Forcément, avec une telle agressivité dans un système à plat (sans sentinelle devant la défense), le pressing est parfois cassé par les Gunners. C’est d’ailleurs peut-être le point faible de cette approche kamikaze.
Mais même lorsque les Borussen se replient, ils pressent. Si bien que lorsqu’Arsenal repasse à l’attaque placée (voir vidéo ci-dessous), il ne faut pas attendre longtemps avant que le ballon soit perdu. Par manque de justesse technique, mais surtout par l’effet de ce qu’on pourrait appeler de la panique, après deux minutes à être chassé jusqu’à son but, entre un mur jaune et une marée de joueurs affamés.
Illustration dès la 5e minute : Welbeck est envoyé au casse-pipe par un Koscielny coincé entre Aubameyang, Bender, Kehl et Grosskreutz. L’attaquant anglais parvient à se retourner et à jouer sur Alexis. Théoriquement, Arsenal a cassé le pressing du BVB. Mais lorsque les Londoniens veulent recommencer à construire, il faut seulement quelques passes pour que leur possession se fragilise. Arteta glisse sur la passe en retrait de Wilshere, et le 3 contre 3 qui suit aurait déjà dû provoquer un penalty. Etre menés après 5 minutes d’un tel bouillon n’aurait été qu’une conséquence logique pour les hommes de Wenger.
Heavy Metal
Dortmund attaque vite dans la profondeur plus que lentement sur la largeur, mais ça ne veut pas dire qu’il n’y a pas d’occupation et de surnombre dans le jeu offensif. Quand une première vague jaune déferle sur le but de Szczesny, le centre est péniblement renvoyé par la défense centrale. A ce moment-là, les quatre défenseurs du BVB sont concernés par les seconds ballons et si le Borussia en perd la maîtrise, le pressing se déclenche à nouveau.
Pressing -> récupération -> attaque rapide -> deuxième lame offensive -> pressing : le cercle vertueux du football selon Jürgen Klopp.
Pour autant les Borussen ne manquent pas de variation dans leur jeu d’attaque, et savent impliquer les joueurs de couloir dans des mouvements plus posés, une fois que le bloc adverse a choisi de reculer, menacé par tant de verticalité, et vaincu dans l’agressivité au milieu. Le BVB aurait pu marquer sur des mouvements portés par Schmelzer et Durm, sans quelques miracles de Szczesny.
L’an dernier, Arsenal et Dortmund s’étaient déjà croisés en poule de Ligue des champions. L’occasion pour l’entraîneur allemand de rendre hommage à sa façon au travail et à la longévité d’Arsène Wenger : « Je l’aime beaucoup, pour moi il est « Sir Arsène Wenger », il est très classe, très gentil. Mais nous sommes différents : il aime avoir le ballon, jouer un football de passes. C’est du violon, de la musique classique. Son équipe est comme un orchestre. Moi, je préfère le heavy metal. »
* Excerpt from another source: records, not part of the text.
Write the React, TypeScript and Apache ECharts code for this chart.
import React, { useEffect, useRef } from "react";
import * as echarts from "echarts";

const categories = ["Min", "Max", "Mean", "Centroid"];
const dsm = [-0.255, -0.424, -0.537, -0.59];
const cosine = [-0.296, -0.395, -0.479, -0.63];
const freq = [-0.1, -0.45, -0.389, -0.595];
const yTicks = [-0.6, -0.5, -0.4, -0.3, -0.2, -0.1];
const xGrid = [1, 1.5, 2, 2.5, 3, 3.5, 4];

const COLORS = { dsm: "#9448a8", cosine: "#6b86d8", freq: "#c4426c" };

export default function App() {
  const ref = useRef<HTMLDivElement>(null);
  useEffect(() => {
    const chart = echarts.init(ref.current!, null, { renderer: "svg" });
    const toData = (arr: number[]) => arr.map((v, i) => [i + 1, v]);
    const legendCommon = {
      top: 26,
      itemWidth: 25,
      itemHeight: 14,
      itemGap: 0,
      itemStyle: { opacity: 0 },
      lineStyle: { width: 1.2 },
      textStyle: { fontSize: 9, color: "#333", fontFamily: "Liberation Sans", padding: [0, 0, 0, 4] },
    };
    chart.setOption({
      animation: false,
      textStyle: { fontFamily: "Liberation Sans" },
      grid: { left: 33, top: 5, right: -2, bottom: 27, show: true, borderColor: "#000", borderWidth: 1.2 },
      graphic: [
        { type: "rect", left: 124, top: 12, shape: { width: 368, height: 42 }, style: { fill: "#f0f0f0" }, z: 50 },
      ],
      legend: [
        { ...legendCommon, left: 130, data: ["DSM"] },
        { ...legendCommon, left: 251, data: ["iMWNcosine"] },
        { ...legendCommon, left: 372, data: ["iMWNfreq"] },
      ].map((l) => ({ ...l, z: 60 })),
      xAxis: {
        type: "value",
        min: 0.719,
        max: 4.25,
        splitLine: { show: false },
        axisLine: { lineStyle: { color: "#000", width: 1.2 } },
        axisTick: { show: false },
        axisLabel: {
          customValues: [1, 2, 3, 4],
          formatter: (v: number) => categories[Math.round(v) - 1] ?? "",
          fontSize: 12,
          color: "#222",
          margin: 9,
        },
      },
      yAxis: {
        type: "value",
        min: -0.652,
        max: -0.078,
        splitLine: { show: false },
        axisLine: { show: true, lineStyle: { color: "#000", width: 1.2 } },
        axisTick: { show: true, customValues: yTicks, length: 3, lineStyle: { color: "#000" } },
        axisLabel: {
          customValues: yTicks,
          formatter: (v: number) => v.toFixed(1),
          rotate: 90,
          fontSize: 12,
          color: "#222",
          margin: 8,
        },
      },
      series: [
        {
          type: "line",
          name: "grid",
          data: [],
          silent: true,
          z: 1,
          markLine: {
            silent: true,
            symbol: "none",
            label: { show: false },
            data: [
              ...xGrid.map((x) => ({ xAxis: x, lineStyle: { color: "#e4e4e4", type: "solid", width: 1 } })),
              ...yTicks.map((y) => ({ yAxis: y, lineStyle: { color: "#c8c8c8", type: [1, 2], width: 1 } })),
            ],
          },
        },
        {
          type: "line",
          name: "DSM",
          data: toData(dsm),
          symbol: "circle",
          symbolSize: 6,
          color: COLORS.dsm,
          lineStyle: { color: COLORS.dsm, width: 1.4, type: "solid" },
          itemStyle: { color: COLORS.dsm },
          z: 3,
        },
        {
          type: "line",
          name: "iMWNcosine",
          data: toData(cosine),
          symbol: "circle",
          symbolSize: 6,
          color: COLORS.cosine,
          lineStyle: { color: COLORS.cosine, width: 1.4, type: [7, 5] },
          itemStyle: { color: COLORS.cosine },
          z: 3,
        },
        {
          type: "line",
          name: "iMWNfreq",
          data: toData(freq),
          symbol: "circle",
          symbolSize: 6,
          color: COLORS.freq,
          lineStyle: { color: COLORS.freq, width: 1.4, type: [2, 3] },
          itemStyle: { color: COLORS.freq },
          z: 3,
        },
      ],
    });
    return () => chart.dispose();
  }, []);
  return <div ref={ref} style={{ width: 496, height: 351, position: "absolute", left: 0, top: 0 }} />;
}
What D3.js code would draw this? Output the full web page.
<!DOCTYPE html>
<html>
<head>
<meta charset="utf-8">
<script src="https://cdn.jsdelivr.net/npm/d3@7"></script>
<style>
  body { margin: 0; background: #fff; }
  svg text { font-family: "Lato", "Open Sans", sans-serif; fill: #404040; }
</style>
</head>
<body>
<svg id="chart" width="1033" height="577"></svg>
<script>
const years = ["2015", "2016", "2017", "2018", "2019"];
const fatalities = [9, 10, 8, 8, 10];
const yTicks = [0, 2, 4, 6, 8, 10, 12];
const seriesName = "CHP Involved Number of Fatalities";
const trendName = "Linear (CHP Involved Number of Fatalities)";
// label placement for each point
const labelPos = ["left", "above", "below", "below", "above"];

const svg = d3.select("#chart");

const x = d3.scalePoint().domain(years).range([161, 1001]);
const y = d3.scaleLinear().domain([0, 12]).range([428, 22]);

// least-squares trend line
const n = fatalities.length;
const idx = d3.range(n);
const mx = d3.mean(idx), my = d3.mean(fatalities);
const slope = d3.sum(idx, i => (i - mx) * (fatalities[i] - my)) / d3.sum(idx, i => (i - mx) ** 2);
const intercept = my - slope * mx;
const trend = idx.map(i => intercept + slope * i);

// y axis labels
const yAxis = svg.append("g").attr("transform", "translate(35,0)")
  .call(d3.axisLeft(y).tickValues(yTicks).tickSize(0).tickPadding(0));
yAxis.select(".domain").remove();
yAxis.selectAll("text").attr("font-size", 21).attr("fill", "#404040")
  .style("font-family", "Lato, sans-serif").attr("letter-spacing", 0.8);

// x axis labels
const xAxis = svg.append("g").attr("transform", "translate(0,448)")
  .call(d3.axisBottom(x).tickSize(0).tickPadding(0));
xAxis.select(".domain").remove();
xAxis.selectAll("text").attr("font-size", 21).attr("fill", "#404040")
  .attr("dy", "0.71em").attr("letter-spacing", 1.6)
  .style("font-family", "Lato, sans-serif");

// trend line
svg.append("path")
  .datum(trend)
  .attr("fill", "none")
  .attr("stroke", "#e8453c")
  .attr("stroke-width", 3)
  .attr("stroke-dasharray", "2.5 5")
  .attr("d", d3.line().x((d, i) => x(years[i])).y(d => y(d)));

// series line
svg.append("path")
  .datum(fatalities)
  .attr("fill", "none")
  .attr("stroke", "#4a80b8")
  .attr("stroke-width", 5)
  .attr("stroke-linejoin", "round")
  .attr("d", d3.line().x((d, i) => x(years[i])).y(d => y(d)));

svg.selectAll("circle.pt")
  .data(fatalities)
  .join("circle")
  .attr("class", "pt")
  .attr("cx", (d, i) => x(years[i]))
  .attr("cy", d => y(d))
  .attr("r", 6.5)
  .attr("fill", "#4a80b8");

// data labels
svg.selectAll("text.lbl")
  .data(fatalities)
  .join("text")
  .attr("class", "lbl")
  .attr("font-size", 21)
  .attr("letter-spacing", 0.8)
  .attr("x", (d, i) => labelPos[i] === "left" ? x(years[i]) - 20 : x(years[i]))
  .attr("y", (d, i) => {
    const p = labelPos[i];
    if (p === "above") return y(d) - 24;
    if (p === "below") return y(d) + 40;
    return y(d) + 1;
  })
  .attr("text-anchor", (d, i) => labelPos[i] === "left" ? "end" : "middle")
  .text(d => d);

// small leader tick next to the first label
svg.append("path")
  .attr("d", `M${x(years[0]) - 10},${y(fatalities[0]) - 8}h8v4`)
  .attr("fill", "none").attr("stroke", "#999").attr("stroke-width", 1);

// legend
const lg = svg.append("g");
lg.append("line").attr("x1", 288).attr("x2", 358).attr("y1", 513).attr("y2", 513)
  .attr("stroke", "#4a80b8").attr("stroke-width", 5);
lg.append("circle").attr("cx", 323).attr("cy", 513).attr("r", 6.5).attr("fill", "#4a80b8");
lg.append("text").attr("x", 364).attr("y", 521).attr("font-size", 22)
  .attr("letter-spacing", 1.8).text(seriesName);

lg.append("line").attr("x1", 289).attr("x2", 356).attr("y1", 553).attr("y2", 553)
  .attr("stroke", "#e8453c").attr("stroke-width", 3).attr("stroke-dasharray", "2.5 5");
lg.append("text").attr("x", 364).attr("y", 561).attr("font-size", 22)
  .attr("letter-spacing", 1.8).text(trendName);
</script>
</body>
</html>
Eloge du « Gegenpressing »
C’est probablement cette différence d’approche qui a fait la supériorité du BVB sur ce match. Agressivité et verticalité en maître-mot. Transition défensive ultra-agressive et jeu offensif tranchant. Grâce à cette approche, le BVB n’a jamais été mis en danger et a fini la rencontre avec 15 tirs à 2.
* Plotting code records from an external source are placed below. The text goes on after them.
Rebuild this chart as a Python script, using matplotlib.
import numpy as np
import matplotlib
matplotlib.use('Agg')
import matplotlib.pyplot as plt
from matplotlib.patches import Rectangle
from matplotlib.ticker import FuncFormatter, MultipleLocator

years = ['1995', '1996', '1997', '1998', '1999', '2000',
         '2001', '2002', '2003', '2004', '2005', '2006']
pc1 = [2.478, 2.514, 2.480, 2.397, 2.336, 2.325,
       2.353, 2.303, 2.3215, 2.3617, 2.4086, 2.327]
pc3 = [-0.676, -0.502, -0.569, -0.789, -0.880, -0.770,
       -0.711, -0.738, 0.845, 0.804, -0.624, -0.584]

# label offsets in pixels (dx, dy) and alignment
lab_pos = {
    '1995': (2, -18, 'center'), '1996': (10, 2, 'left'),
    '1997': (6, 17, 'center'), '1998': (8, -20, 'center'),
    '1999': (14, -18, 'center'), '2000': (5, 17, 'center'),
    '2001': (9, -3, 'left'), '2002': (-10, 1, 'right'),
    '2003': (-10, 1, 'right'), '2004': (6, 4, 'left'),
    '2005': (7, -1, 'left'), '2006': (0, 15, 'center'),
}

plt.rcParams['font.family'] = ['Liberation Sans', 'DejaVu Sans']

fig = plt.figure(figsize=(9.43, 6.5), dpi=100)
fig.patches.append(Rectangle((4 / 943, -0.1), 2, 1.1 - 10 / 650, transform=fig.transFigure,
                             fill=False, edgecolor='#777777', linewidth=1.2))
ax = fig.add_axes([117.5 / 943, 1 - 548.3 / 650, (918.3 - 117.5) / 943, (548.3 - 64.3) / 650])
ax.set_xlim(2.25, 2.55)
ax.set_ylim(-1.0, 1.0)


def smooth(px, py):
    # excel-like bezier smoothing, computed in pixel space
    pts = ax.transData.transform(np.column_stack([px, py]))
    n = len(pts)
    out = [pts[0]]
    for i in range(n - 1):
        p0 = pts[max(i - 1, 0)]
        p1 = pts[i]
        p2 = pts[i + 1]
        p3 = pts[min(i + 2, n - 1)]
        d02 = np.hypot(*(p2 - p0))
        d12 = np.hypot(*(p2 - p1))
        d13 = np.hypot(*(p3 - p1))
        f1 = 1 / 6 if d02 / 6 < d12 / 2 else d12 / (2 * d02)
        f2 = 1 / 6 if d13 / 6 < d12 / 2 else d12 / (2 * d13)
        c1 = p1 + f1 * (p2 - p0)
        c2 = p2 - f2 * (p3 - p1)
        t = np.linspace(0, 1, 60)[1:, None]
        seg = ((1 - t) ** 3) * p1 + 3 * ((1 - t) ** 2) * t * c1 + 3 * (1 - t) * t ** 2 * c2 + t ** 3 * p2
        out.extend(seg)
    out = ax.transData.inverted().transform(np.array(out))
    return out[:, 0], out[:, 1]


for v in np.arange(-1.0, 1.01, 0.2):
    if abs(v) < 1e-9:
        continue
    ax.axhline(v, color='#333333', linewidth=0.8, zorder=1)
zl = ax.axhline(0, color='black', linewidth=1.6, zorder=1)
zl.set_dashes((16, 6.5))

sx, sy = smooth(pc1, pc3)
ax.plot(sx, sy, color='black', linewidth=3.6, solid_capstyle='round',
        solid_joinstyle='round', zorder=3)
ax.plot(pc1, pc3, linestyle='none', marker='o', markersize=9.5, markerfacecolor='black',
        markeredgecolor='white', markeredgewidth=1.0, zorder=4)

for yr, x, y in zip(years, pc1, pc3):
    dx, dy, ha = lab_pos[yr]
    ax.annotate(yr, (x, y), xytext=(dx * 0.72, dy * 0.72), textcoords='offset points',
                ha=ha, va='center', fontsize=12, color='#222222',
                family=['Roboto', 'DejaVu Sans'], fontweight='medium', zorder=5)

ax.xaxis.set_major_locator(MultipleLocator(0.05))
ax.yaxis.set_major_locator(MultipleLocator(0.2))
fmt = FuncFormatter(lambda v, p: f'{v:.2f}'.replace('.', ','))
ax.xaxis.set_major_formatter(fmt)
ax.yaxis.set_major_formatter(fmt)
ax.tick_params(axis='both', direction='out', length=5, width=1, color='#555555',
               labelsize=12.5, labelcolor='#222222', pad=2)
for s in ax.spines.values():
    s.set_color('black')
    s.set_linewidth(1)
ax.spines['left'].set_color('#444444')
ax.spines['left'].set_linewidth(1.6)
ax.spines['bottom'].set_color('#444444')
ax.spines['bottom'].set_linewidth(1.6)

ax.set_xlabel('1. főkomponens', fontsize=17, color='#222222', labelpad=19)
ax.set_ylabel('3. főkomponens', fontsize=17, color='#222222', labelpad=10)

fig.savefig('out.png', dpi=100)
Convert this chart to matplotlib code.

Littéralement « Gegenpressing » signifie contre-pressing. Aucune catégorie du jeu ne saurait mieux définir le football du BVB de Jürgen Klopp. Contre-attaquer tout en pressant. Harceler le porteur du ballon, et basculer sur un hard-football dès la récupération en utilisant l’espace sans fioriture, grâce à une supériorité qui n’est pas que tactique, mais également athlétique.